* **TASK OBJECTIVE**:
Below are records that hold pictures; write out only the lines from their start through the line with "wsErr = [0.40, 0.30, 0.66, 0.87, 0.78, 0.0, 0.40]", exactly, and drop the pictures.

* **MATERIAL FOR THE TASK**:
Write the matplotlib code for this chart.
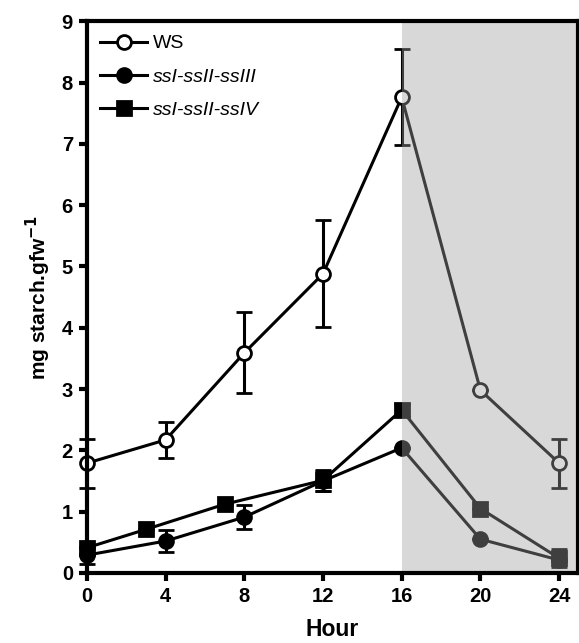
import matplotlib.pyplot as plt

plt.rcParams['font.family'] = ['Liberation Sans', 'DejaVu Sans']

# WS (open circles)
wsHours = [0, 4, 8, 12, 16, 20, 24]
wsStarch = [1.79, 2.17, 3.59, 4.88, 7.76, 2.98, 1.79]
wsErr = [0.40, 0.30, 0.66, 0.87, 0.78, 0.0, 0.40]

# ssI-ssII-ssIII (filled circles)
s3Hours = [0, 4, 8, 12, 16, 20, 24]
s3Starch = [0.29, 0.52, 0.91, 1.50, 2.04, 0.55, 0.21]
s3Err = [0.15, 0.18, 0.19, 0.17, 0.0, 0.0, 0.0]

# ssI-ssII-ssIV (filled squares)
s4Hours = [0, 3, 7, 12, 16, 20, 24]
s4Starch = [0.41, 0.71, 1.12, 1.51, 2.66, 1.05, 0.24]
s4Err = [0.0, 0.0, 0.0, 0.17, 0.10, 0.0, 0.15]

xTicks = [0, 4, 8, 12, 16, 20, 24]
yTicks = [0, 1, 2, 3, 4, 5, 6, 7, 8, 9]
nightStart = 16
nightEnd = 25


def main():
    fig = plt.figure(figsize=(5.79, 6.43), dpi=100)
    ax = fig.add_axes([0.150, 0.109, 0.848, 0.858])

    lw = 2.2
    common = dict(color='black', lw=lw, capsize=6, capthick=lw, elinewidth=lw,
                  clip_on=False, markeredgewidth=2)
    ws = ax.errorbar(wsHours, wsStarch, yerr=wsErr, marker='o', markersize=10,
                     markerfacecolor='white', markeredgecolor='black',
                     zorder=4, **common)
    s3 = ax.errorbar(s3Hours, s3Starch, yerr=s3Err, marker='o', markersize=10,
                     markerfacecolor='black', zorder=3, **common)
    s4 = ax.errorbar(s4Hours, s4Starch, yerr=s4Err, marker='s', markersize=10,
                     markerfacecolor='black', zorder=3, **common)

    # dark period overlay, drawn on top of the data like the original
    ax.axvspan(nightStart, nightEnd, color=(0.625, 0.625, 0.625), alpha=0.4,
               lw=0, zorder=6)

    ax.set_xlim(0, 24.95)
    ax.set_ylim(0, 9)
    ax.set_xticks(xTicks)
    ax.set_yticks(yTicks)

    for side in ['left', 'bottom', 'top', 'right']:
        ax.spines[side].set_linewidth(3)
        ax.spines[side].set_zorder(7)
    ax.tick_params(direction='out', length=6, width=3, labelsize=14.5, pad=4)
    for lab in ax.get_xticklabels() + ax.get_yticklabels():
        lab.set_fontweight('bold')

    ax.set_xlabel('Hour', fontsize=16.5, fontweight='bold', labelpad=9)
    ax.set_ylabel('mg starch.gfw$^{\\mathbf{-1}}$', fontsize=15,
                  fontweight='bold', labelpad=6)

    # legend shows only line + marker, no error bars
    leg = ax.legend([ws[0], s3[0], s4[0]],
                    ['WS', 'ssI-ssII-ssIII', 'ssI-ssII-ssIV'],
                    loc='upper left', frameon=False, fontsize=14,
                    handlelength=2.4, handletextpad=0.3, labelspacing=0.8,
                    borderaxespad=0.3, bbox_to_anchor=(0.0, 1.0))
    for i, t in enumerate(leg.get_texts()):
        if i > 0:
            t.set_fontstyle('italic')

    fig.savefig('out.png', dpi=100)


if __name__ == "__main__":
    main()
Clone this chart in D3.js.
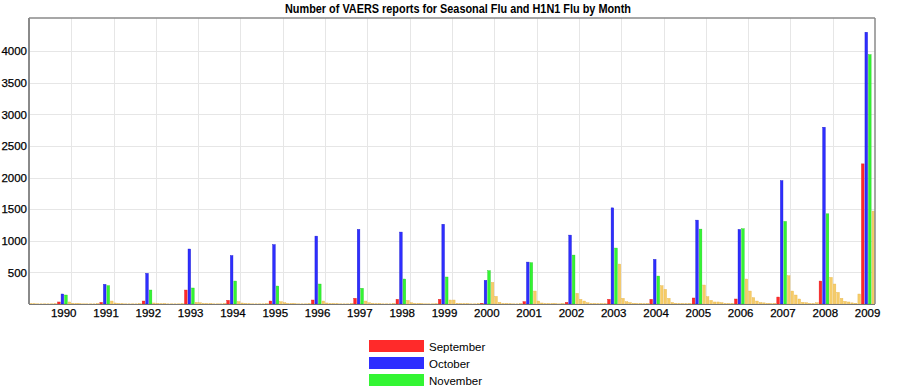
<!DOCTYPE html>
<html>
<head>
<meta charset="utf-8">
<script src="https://cdn.jsdelivr.net/npm/d3@7"></script>
<style>
  body { margin: 0; background: #fff; }
  svg { display: block; font-family: "Liberation Sans", Arial, sans-serif; }
</style>
</head>
<body>
<div id="chart"></div>
<script>
// years on the x axis, one value per month per year
const years = [1990, 1991, 1992, 1993, 1994, 1995, 1996, 1997, 1998, 1999,
               2000, 2001, 2002, 2003, 2004, 2005, 2006, 2007, 2008, 2009];

const jan = [5, 10, 16, 8, 20, 16, 20, 16, 20, 20, 63, 121, 47, 74, 90, 232, 116, 205, 205, 316];
const feb = [4, 5, 6, 5, 8, 6, 8, 8, 8, 8, 12, 26, 16, 47, 36, 90, 58, 100, 142, 184];
const mar = [3, 4, 4, 4, 5, 4, 5, 5, 5, 5, 6, 8, 6, 20, 23, 23, 32, 47, 79, 90];
const apr = [3, 3, 3, 3, 4, 3, 4, 4, 4, 4, 5, 5, 5, 8, 8, 10, 32, 23, 27, 42];
const may = [3, 3, 3, 3, 3, 3, 3, 3, 3, 3, 4, 4, 4, 6, 6, 6, 21, 18, 20, 32];
const jun = [3, 3, 3, 3, 3, 3, 3, 3, 3, 3, 3, 3, 4, 4, 5, 5, 8, 6, 8, 18];
const jul = [3, 3, 3, 3, 3, 3, 3, 3, 3, 3, 3, 3, 3, 4, 4, 4, 5, 5, 6, 10];
const aug = [4, 4, 4, 4, 5, 4, 5, 5, 5, 5, 5, 5, 5, 6, 6, 8, 8, 10, 20, 158];
const sep = [32, 26, 47, 221, 58, 47, 63, 90, 74, 74, 10, 37, 26, 74, 74, 95, 79, 110, 363, 2217];
const oct = [158, 311, 485, 870, 766, 940, 1074, 1180, 1138, 1262, 374, 663, 1090, 1521, 706, 1327, 1180, 1952, 2797, 4300];
const nov = [142, 290, 221, 253, 363, 284, 316, 248, 395, 427, 527, 653, 774, 885, 442, 1185, 1190, 1306, 1427, 3945];
const dec = [32, 47, 16, 26, 37, 37, 47, 47, 58, 63, 342, 205, 169, 632, 290, 300, 395, 447, 421, 1470];

const yTicks = [500, 1000, 1500, 2000, 2500, 3000, 3500, 4000];
const legendNames = ["September", "October", "November"];

const months = [jan, feb, mar, apr, may, jun, jul, aug, sep, oct, nov, dec];
const monthColor = function(m) {
    if (m === 8) return "#ff2a2a";
    if (m === 9) return "#2e2eff";
    if (m === 10) return "#33f533";
    return "#f6cc68";
};
const monthStroke = function(m) {
    if (m === 8) return "#e01818";
    if (m === 9) return "#1a1ad0";
    if (m === 10) return "#22c822";
    return "#e8b850";
};

// flatten into one monthly series
const series = [];
years.forEach(function(yr, yi) {
    months.forEach(function(arr, mi) {
        series.push({ idx: yi * 12 + mi, year: yr, month: mi, value: arr[yi] });
    });
});

const width = 910, height = 389;
const plotLeft = 29, plotRight = 875, plotTop = 18, plotBottom = 304;

const svg = d3.select("#chart").append("svg")
    .attr("width", width)
    .attr("height", height);

const x = d3.scaleBand()
    .domain(d3.range(series.length))
    .range([plotLeft, plotRight])
    .paddingInner(0.25)
    .paddingOuter(0.1);

const y = d3.scaleLinear()
    .domain([0, 4525])
    .range([plotBottom, plotTop]);

// title
svg.append("text")
    .attr("x", 458)
    .attr("y", 13)
    .attr("text-anchor", "middle")
    .attr("font-size", 12)
    .attr("font-weight", "bold")
    .attr("textLength", 346)
    .attr("lengthAdjust", "spacingAndGlyphs")
    .text("Number of VAERS reports for Seasonal Flu and H1N1 Flu by Month");

// grid
svg.append("g")
    .selectAll("line")
    .data(yTicks)
    .enter().append("line")
    .attr("x1", plotLeft).attr("x2", plotRight)
    .attr("y1", d => Math.round(y(d)) + 0.5)
    .attr("y2", d => Math.round(y(d)) + 0.5)
    .attr("stroke", "#e6e6e6");

const yearEdge = i => Math.round(x(i * 12) - x.step() * x.paddingInner() / 2) + 0.5;
svg.append("g")
    .selectAll("line")
    .data(years.slice(1))
    .enter().append("line")
    .attr("x1", (d, i) => yearEdge(i + 1))
    .attr("x2", (d, i) => yearEdge(i + 1))
    .attr("y1", plotTop).attr("y2", plotBottom)
    .attr("stroke", "#e6e6e6");

// bars
svg.append("g")
    .selectAll("rect")
    .data(series)
    .enter().append("rect")
    .attr("x", d => x(d.idx))
    .attr("width", x.bandwidth())
    .attr("y", d => y(d.value))
    .attr("height", d => plotBottom - y(d.value))
    .attr("fill", d => monthColor(d.month))
    .attr("stroke", d => monthStroke(d.month))
    .attr("stroke-width", 0.4);

// frame
svg.append("line")
    .attr("x1", plotLeft).attr("x2", plotRight)
    .attr("y1", plotTop).attr("y2", plotTop)
    .attr("stroke", "#8a8a8a").attr("stroke-width", 1.5);
svg.append("line")
    .attr("x1", plotRight).attr("x2", plotRight)
    .attr("y1", plotTop).attr("y2", plotBottom)
    .attr("stroke", "#8a8a8a").attr("stroke-width", 1.5);
svg.append("line")
    .attr("x1", plotLeft).attr("x2", plotLeft)
    .attr("y1", plotTop).attr("y2", plotBottom)
    .attr("stroke", "#8a8a8a").attr("stroke-width", 2);
svg.append("line")
    .attr("x1", plotLeft).attr("x2", plotRight)
    .attr("y1", plotBottom + 0.5).attr("y2", plotBottom + 0.5)
    .attr("stroke", "#777").attr("stroke-width", 1);

// y axis labels
const yAxis = d3.axisLeft(y)
    .tickValues(yTicks)
    .tickFormat(d3.format("d"))
    .tickSize(0)
    .tickPadding(2);
const ya = svg.append("g")
    .attr("transform", "translate(" + plotLeft + ",0)")
    .call(yAxis);
ya.select(".domain").remove();
ya.selectAll("text")
    .attr("font-size", 11.5)
    .attr("font-family", "Liberation Sans, Arial, sans-serif")
    .attr("fill", "#000")
    .attr("stroke", "#000")
    .attr("stroke-width", 0.25);

// year labels
svg.append("g")
    .selectAll("text")
    .data(years)
    .enter().append("text")
    .attr("x", (d, i) => x(i * 12 + 9) + x.step() * 0.75)
    .attr("y", 317)
    .attr("text-anchor", "middle")
    .attr("font-size", 11.5)
    .attr("stroke", "#000")
    .attr("stroke-width", 0.25)
    .text(d => d);

// legend
const legend = svg.append("g")
    .attr("transform", "translate(369,340)");
legendNames.forEach(function(name, i) {
    legend.append("rect")
        .attr("x", 0)
        .attr("y", i * 17)
        .attr("width", 55)
        .attr("height", 12)
        .attr("fill", monthColor(8 + i));
    legend.append("text")
        .attr("x", 60)
        .attr("y", i * 17 + 10.5)
        .attr("font-size", 11.5)
        .text(name);
});
</script>
</body>
</html>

* **WRITTEN REPLY**:
Write the matplotlib code for this chart.
import matplotlib.pyplot as plt

plt.rcParams['font.family'] = ['Liberation Sans', 'DejaVu Sans']

# WS (open circles)
wsHours = [0, 4, 8, 12, 16, 20, 24]
wsStarch = [1.79, 2.17, 3.59, 4.88, 7.76, 2.98, 1.79]
wsErr = [0.40, 0.30, 0.66, 0.87, 0.78, 0.0, 0.40]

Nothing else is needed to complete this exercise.